[Plotting code records]
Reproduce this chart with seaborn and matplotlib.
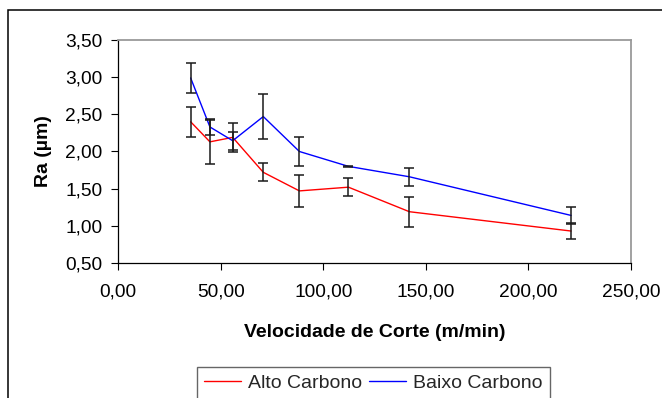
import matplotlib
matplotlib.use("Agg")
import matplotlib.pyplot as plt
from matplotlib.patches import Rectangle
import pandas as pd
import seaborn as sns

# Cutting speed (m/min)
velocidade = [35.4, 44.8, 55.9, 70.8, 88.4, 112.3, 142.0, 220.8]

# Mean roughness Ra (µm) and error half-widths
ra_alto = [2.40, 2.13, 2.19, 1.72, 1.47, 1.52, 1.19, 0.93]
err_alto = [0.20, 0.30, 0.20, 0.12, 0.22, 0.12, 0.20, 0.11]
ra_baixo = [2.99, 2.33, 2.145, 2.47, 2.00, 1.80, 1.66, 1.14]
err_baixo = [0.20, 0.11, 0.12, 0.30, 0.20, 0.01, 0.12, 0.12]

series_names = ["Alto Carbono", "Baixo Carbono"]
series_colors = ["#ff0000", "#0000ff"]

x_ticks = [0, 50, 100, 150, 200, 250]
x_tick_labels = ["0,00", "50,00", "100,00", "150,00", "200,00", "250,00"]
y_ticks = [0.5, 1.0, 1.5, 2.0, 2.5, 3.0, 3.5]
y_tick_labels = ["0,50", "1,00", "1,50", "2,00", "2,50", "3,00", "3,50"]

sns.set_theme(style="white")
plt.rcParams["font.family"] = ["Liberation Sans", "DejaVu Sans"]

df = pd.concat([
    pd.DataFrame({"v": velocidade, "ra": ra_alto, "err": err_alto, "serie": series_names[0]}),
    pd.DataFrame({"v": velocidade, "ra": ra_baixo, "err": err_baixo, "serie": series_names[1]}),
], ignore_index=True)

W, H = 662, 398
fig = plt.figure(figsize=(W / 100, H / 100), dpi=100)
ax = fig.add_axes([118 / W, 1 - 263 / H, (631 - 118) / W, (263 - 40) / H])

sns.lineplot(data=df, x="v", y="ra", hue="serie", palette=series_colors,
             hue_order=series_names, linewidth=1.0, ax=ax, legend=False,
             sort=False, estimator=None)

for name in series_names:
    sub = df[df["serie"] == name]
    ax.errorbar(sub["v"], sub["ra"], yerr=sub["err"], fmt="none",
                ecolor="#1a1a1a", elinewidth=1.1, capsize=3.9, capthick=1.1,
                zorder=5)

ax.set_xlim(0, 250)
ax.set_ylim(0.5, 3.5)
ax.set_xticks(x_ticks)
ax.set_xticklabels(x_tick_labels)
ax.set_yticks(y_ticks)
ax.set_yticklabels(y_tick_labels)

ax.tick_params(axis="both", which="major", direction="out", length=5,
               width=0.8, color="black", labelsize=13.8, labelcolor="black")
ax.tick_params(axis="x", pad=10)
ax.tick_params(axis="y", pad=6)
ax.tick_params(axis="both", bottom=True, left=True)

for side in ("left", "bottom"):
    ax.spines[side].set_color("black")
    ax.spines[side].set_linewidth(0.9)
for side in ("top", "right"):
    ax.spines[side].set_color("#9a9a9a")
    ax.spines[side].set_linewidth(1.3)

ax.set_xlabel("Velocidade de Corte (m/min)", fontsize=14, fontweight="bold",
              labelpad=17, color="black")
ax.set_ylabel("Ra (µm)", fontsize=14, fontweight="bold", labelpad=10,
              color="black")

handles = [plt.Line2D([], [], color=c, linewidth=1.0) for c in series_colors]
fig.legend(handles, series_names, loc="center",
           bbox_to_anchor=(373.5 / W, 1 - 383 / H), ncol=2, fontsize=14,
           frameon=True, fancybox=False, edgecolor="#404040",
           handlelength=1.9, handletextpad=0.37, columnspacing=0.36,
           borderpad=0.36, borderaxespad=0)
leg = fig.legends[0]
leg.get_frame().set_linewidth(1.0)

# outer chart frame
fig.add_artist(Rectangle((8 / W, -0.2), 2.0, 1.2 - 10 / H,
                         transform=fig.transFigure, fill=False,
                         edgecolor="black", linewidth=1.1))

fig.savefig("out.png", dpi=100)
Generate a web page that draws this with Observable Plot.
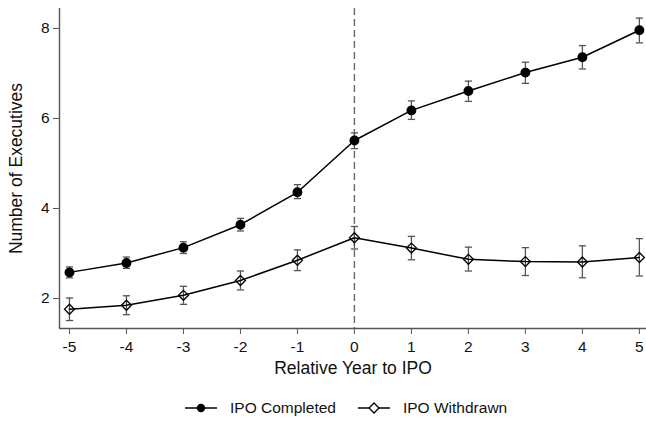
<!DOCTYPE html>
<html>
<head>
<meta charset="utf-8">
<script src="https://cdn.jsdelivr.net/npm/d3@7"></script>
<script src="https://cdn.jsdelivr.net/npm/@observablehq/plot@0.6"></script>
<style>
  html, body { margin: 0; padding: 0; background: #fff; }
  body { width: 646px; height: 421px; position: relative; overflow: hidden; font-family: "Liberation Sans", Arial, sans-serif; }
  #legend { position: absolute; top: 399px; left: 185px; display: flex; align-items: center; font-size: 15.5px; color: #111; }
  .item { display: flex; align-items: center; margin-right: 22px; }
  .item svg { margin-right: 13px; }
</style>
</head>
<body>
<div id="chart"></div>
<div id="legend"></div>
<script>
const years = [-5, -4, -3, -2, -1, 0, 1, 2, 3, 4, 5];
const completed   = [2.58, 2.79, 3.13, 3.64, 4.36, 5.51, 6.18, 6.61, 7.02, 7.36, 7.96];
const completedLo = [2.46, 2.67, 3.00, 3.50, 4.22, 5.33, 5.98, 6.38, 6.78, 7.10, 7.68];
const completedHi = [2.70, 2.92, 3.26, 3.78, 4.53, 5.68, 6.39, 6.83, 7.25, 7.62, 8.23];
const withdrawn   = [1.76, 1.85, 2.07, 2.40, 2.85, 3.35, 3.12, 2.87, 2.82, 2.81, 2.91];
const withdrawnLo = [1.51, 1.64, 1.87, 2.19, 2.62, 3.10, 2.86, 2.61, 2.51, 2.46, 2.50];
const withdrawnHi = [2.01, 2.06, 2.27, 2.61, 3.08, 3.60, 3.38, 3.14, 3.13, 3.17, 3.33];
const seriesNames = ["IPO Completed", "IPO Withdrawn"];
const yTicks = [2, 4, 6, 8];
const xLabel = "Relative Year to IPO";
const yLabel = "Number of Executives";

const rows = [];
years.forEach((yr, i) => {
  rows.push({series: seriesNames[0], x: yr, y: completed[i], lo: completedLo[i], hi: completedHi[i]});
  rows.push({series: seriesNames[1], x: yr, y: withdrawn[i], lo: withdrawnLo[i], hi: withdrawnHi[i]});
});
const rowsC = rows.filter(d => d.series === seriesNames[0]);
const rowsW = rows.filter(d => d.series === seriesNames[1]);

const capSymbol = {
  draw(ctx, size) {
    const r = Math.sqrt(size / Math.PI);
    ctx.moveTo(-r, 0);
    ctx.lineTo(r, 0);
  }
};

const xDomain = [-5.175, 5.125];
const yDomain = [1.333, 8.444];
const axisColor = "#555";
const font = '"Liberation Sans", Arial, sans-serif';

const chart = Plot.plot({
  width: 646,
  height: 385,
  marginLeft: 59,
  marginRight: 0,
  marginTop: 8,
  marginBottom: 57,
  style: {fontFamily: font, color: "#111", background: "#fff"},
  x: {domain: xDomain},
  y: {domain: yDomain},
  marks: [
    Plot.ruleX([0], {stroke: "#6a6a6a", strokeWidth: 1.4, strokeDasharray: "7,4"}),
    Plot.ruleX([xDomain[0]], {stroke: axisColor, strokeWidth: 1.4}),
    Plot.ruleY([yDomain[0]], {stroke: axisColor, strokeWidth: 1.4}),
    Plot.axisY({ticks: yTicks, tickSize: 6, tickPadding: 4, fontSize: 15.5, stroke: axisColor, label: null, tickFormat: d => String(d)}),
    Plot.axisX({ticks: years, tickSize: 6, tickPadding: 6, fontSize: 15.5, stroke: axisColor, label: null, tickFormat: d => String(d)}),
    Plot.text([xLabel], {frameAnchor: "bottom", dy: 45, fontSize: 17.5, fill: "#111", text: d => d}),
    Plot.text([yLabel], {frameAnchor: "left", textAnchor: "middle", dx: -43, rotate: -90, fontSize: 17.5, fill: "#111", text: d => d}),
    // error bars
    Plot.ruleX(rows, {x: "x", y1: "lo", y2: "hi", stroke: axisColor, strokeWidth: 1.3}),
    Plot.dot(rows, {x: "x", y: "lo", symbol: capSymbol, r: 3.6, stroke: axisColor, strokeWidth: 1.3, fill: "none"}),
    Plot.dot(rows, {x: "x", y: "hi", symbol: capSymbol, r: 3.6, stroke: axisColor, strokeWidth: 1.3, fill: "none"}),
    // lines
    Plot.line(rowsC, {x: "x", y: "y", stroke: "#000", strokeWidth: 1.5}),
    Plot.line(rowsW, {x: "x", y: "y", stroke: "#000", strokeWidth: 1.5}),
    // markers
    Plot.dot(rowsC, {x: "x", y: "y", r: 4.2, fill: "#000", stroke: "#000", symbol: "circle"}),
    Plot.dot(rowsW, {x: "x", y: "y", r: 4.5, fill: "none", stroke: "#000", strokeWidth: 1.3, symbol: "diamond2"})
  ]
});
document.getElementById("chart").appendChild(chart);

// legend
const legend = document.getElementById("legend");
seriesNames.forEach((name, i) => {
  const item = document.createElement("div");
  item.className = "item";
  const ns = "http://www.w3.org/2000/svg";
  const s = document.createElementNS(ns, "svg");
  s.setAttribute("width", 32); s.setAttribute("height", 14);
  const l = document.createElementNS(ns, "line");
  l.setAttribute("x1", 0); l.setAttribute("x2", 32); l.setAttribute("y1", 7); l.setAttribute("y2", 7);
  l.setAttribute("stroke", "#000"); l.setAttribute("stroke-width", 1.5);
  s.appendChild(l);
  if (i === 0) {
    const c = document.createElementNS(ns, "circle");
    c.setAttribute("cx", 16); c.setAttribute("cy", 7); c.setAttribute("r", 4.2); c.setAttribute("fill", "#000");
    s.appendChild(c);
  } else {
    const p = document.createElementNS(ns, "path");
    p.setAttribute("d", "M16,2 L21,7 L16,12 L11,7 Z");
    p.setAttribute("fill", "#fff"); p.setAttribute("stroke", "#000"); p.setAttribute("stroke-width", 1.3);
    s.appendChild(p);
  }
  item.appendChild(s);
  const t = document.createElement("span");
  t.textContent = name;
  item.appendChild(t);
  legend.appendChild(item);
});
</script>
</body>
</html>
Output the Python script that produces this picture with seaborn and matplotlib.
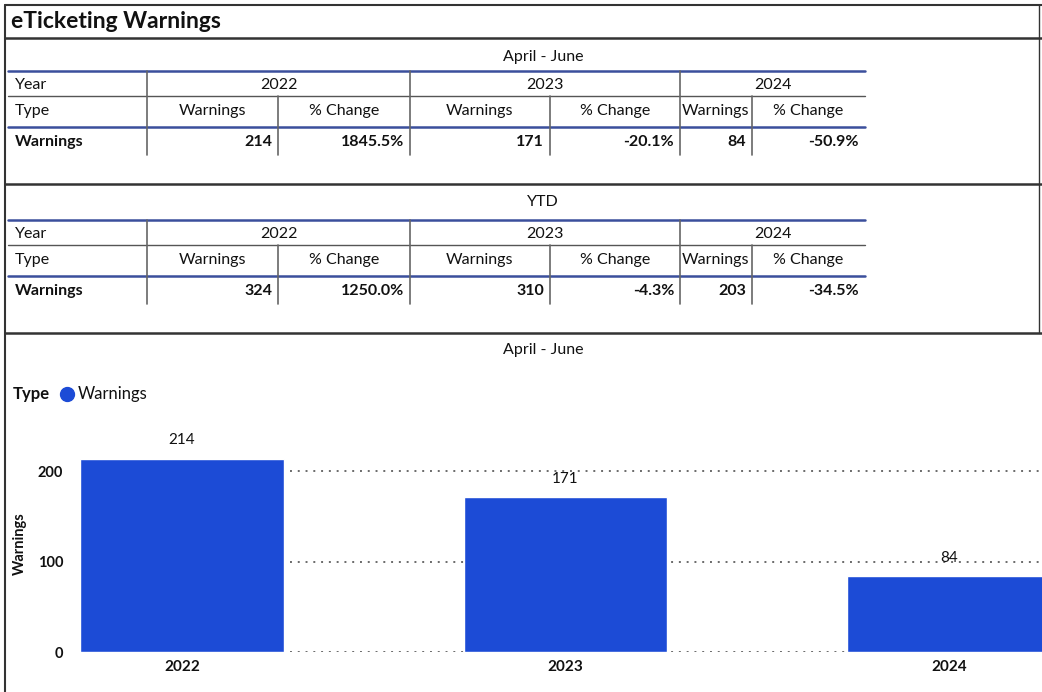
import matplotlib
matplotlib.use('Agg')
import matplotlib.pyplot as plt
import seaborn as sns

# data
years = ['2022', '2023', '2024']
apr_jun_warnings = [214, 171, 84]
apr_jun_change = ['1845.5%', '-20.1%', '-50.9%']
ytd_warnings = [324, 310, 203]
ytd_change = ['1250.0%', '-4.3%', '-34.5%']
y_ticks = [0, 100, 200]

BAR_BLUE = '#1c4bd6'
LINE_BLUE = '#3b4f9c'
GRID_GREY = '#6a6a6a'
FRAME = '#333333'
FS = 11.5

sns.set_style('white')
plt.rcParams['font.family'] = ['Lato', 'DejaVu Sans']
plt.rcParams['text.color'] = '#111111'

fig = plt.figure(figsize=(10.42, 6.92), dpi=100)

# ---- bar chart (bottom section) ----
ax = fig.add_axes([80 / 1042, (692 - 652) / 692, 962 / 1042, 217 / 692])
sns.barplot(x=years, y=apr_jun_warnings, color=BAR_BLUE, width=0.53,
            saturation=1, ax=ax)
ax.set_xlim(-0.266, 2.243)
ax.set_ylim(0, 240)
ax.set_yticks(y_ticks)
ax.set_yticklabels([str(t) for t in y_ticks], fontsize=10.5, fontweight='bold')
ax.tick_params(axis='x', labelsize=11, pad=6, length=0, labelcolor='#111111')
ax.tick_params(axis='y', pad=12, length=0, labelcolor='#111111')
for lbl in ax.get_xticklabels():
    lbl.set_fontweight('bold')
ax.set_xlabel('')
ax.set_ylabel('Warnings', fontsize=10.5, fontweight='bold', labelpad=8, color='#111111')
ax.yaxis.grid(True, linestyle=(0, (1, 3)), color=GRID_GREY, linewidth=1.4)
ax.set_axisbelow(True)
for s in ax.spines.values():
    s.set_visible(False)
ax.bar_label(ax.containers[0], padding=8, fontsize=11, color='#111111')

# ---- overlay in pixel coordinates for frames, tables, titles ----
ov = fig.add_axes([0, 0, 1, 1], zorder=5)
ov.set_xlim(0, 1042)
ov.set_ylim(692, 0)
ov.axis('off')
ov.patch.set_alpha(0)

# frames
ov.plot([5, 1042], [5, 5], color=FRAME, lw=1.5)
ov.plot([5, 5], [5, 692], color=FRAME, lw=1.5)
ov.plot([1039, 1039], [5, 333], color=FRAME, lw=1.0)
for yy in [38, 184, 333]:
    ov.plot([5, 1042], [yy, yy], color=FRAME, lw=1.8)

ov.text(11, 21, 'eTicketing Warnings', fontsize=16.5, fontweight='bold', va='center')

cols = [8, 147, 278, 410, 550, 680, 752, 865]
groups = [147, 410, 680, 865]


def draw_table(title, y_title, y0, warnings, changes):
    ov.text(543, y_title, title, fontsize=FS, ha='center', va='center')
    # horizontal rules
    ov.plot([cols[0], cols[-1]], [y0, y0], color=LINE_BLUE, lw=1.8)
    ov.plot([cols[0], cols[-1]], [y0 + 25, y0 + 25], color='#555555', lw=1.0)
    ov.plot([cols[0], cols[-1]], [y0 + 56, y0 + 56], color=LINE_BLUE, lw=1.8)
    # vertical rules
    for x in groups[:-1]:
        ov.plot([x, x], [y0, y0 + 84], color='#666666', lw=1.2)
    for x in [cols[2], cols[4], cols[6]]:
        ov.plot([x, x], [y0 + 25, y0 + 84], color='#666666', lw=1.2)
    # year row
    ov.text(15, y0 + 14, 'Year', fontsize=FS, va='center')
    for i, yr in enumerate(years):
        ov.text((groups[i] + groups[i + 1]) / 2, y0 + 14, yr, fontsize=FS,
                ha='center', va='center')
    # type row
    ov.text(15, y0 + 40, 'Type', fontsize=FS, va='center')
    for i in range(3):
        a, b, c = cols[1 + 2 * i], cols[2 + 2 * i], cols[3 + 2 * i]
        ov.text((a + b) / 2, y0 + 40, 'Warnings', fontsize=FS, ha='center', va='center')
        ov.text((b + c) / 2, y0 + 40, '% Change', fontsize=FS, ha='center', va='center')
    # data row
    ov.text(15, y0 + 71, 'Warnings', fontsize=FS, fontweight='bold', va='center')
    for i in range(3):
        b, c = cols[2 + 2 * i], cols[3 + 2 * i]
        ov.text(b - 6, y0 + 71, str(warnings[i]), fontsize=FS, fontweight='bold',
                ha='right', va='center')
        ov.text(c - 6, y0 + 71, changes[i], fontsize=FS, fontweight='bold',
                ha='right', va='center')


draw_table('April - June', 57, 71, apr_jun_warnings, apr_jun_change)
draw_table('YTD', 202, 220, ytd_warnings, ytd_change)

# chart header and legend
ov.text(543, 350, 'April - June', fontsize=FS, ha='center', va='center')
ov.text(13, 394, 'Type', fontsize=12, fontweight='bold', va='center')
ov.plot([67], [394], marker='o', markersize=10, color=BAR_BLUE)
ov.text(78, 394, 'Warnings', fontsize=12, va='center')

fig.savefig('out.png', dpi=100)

• Stated task: Copy nothing but the lines above that run from the one with "Output the Python" to the one with "fig = plt.figure(figsize=(10.42, 6.92), dpi=100)", ends included; pictures stay out.

• Exercise answer:
Output the Python script that produces this picture with seaborn and matplotlib.
import matplotlib
matplotlib.use('Agg')
import matplotlib.pyplot as plt
import seaborn as sns

# data
years = ['2022', '2023', '2024']
apr_jun_warnings = [214, 171, 84]
apr_jun_change = ['1845.5%', '-20.1%', '-50.9%']
ytd_warnings = [324, 310, 203]
ytd_change = ['1250.0%', '-4.3%', '-34.5%']
y_ticks = [0, 100, 200]

BAR_BLUE = '#1c4bd6'
LINE_BLUE = '#3b4f9c'
GRID_GREY = '#6a6a6a'
FRAME = '#333333'
FS = 11.5

sns.set_style('white')
plt.rcParams['font.family'] = ['Lato', 'DejaVu Sans']
plt.rcParams['text.color'] = '#111111'

fig = plt.figure(figsize=(10.42, 6.92), dpi=100)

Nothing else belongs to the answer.